BEGIN AVAILABLE DATA
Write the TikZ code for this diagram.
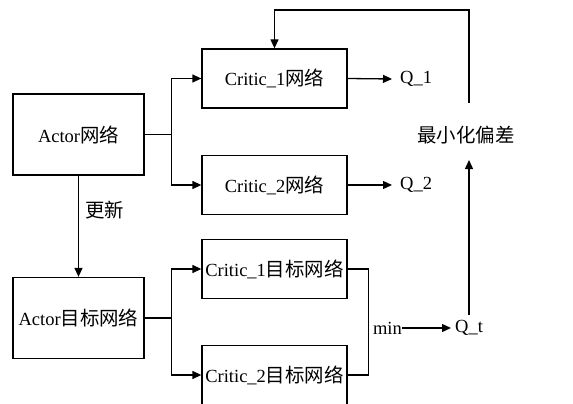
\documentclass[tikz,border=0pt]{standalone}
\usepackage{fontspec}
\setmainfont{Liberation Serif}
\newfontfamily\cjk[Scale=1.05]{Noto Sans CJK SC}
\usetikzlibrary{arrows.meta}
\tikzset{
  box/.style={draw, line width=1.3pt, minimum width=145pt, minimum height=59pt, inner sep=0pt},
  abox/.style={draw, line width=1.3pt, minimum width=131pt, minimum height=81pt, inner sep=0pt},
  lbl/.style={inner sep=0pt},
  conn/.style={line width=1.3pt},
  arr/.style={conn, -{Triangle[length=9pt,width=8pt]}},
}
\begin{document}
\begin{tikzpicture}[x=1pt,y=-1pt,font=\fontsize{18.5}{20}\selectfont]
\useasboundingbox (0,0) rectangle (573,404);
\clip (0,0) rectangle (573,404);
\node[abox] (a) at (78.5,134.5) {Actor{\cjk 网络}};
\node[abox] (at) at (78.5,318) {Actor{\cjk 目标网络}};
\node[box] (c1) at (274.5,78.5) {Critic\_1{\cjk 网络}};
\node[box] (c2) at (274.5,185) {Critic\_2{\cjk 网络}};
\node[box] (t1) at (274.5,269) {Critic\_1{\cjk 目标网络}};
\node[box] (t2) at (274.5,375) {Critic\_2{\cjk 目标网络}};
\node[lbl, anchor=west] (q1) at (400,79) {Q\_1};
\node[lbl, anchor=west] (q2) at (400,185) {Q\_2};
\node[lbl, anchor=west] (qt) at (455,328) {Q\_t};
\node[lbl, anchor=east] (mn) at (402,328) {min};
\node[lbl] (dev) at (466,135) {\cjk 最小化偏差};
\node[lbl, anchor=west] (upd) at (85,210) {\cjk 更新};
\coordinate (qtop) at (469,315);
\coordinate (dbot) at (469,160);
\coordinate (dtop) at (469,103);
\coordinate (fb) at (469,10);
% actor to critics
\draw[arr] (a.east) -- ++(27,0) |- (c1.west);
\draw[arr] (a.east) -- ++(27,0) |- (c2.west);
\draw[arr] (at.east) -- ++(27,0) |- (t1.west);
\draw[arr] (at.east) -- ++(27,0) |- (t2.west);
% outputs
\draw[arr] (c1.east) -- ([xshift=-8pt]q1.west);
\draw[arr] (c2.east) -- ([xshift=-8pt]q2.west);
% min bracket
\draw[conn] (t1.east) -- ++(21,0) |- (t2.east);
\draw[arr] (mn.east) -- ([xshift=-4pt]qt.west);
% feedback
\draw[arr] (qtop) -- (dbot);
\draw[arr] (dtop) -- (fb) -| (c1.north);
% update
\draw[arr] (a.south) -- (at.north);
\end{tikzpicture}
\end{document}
END AVAILABLE DATA
Extract every line of the data exactly; pictures stay out.

ANSWER TO THIS PROBLEM:
Write the TikZ code for this diagram.
\documentclass[tikz,border=0pt]{standalone}
\usepackage{fontspec}
\setmainfont{Liberation Serif}
\newfontfamily\cjk[Scale=1.05]{Noto Sans CJK SC}
\usetikzlibrary{arrows.meta}
\tikzset{
  box/.style={draw, line width=1.3pt, minimum width=145pt, minimum height=59pt, inner sep=0pt},
  abox/.style={draw, line width=1.3pt, minimum width=131pt, minimum height=81pt, inner sep=0pt},
  lbl/.style={inner sep=0pt},
  conn/.style={line width=1.3pt},
  arr/.style={conn, -{Triangle[length=9pt,width=8pt]}},
}
\begin{document}
\begin{tikzpicture}[x=1pt,y=-1pt,font=\fontsize{18.5}{20}\selectfont]
\useasboundingbox (0,0) rectangle (573,404);
\clip (0,0) rectangle (573,404);
\node[abox] (a) at (78.5,134.5) {Actor{\cjk 网络}};
\node[abox] (at) at (78.5,318) {Actor{\cjk 目标网络}};
\node[box] (c1) at (274.5,78.5) {Critic\_1{\cjk 网络}};
\node[box] (c2) at (274.5,185) {Critic\_2{\cjk 网络}};
\node[box] (t1) at (274.5,269) {Critic\_1{\cjk 目标网络}};
\node[box] (t2) at (274.5,375) {Critic\_2{\cjk 目标网络}};
\node[lbl, anchor=west] (q1) at (400,79) {Q\_1};
\node[lbl, anchor=west] (q2) at (400,185) {Q\_2};
\node[lbl, anchor=west] (qt) at (455,328) {Q\_t};
\node[lbl, anchor=east] (mn) at (402,328) {min};
\node[lbl] (dev) at (466,135) {\cjk 最小化偏差};
\node[lbl, anchor=west] (upd) at (85,210) {\cjk 更新};
\coordinate (qtop) at (469,315);
\coordinate (dbot) at (469,160);
\coordinate (dtop) at (469,103);
\coordinate (fb) at (469,10);
% actor to critics
\draw[arr] (a.east) -- ++(27,0) |- (c1.west);
\draw[arr] (a.east) -- ++(27,0) |- (c2.west);
\draw[arr] (at.east) -- ++(27,0) |- (t1.west);
\draw[arr] (at.east) -- ++(27,0) |- (t2.west);
% outputs
\draw[arr] (c1.east) -- ([xshift=-8pt]q1.west);
\draw[arr] (c2.east) -- ([xshift=-8pt]q2.west);
% min bracket
\draw[conn] (t1.east) -- ++(21,0) |- (t2.east);
\draw[arr] (mn.east) -- ([xshift=-4pt]qt.west);
% feedback
\draw[arr] (qtop) -- (dbot);
\draw[arr] (dtop) -- (fb) -| (c1.north);
% update
\draw[arr] (a.south) -- (at.north);
\end{tikzpicture}
\end{document}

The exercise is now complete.